SkinnyFest 3 - Vladimir McTavish

Whether satirising or stereotyping, the man breathes foul-mouthed fire.

Article by Chris O | 14 Aug 2006
Vladimir McTavish, from his name to the core of his being, celebrates Scotland's multi-culturalism. He doesn't even hate the English that much. Or not at all, really. A modern Scot indeed.

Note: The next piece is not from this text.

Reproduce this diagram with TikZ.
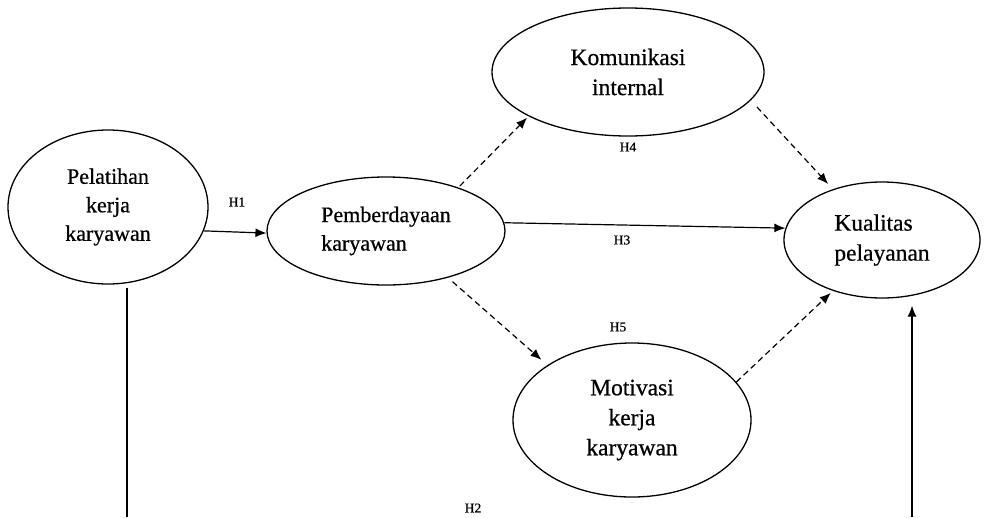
\documentclass[tikz,border=0pt]{standalone}
\usepackage{fontspec}
\setmainfont{Liberation Serif}[FakeBold=0.6]
\usetikzlibrary{shapes.geometric,arrows.meta}
\begin{document}
\begin{tikzpicture}[x=1pt,y=-1pt,
  var/.style={draw,ellipse,line width=1.3pt,inner sep=0pt},
  big/.style={font=\fontsize{23.5}{30}\selectfont},
  mid/.style={font=\fontsize{22}{28.5}\selectfont},
  hyp/.style={font=\fontsize{13.5}{14}\selectfont,inner sep=0pt},
  conn/.style={line width=1.2pt,-{Latex[length=11pt,width=9pt]}},
  dconn/.style={conn,dash pattern=on 6pt off 4pt}]
\fill[white] (0,0) rectangle (985,517);
\useasboundingbox (0,0) rectangle (985,517);
\node[var,mid,align=center,minimum width=200pt,minimum height=154pt] (Pel) at (108,207) {Pelatihan\\kerja\\karyawan};
\node[var,mid,align=left,minimum width=238pt,minimum height=108pt] (Pem) at (386,231) {Pemberdayaan\\karyawan};
\node[var,big,align=center,minimum width=272pt,minimum height=128pt] (Kom) at (628,72) {Komunikasi\\internal};
\node[var,big,align=center,minimum width=238pt,minimum height=154pt] (Mot) at (632,420) {Motivasi\\kerja\\karyawan};
\node[var,big,align=left,minimum width=196pt,minimum height=116pt] (Kual) at (882,240) {Kualitas\\pelayanan};
\node[hyp] (H1) at (237,202) {H1};
\node[hyp] (H4) at (628,147) {H4};
\node[hyp] (H3) at (622,240) {H3};
\node[hyp] (H5) at (618,327) {H5};
\node[hyp] (H2) at (473,508) {H2};
\coordinate (b1) at (127,517);
\coordinate (b2) at (912,517);
\draw[conn] (Pel.-14.6) -- (Pem.181);
\draw[conn] (Pem.4) -- (Kual.173.6);
\draw[dconn,shorten <=2pt,shorten >=2pt] (Pem.31) -- (Kom.204);
\draw[dconn,shorten <=9pt,shorten >=7pt] (Kom.-13.5) -- (Kual.134.5);
\draw[dconn,shorten <=6pt,shorten >=8pt] (Pem.-37.7) -- (Mot.147.8);
\draw[dconn,shorten >=3pt] (Mot.20.6) -- (Kual.226.7);
\draw[line width=1.2pt,shorten <=3pt] (Pel.south -| b1) -- (b1);
\draw[conn,shorten >=7pt] (b2) -- (b2 |- Kual.south);
\end{tikzpicture}
\end{document}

It's refreshing to find some genuinely Scottish satire at the Fringe and McTavish can always be relied on as a performer. As you'd expect from any Brief History of Scotland - the theme of this show - there's a fair bit of football, religion and drink material all ready-made and raring to go. McTavish dispatches it all with aplomb. Straight in the top corner, as it were. Whether satirising or stereotyping, the man breathes foul-mouthed fire.
It's not all fast-talking though. The man's a poet. McTavish's poetry is also very funny: a contemporary satirical paean to McGonagall that, unlike its inspiration, is funny because it's supposed to be. McTavish isn't for everyone, and, while the more local references had me giggling like a school girl, the tourist crowd merely stared like Tiny Tim at a massive Turkey. It might be about time that tourists heard something really Scottish, but if everyone from Scotland thought like big Vladimir, we'd all be better off for it.
Vladimir McTavish: A Brief History of Scotland, Stand II, until August 27, 19:00, £7(£6).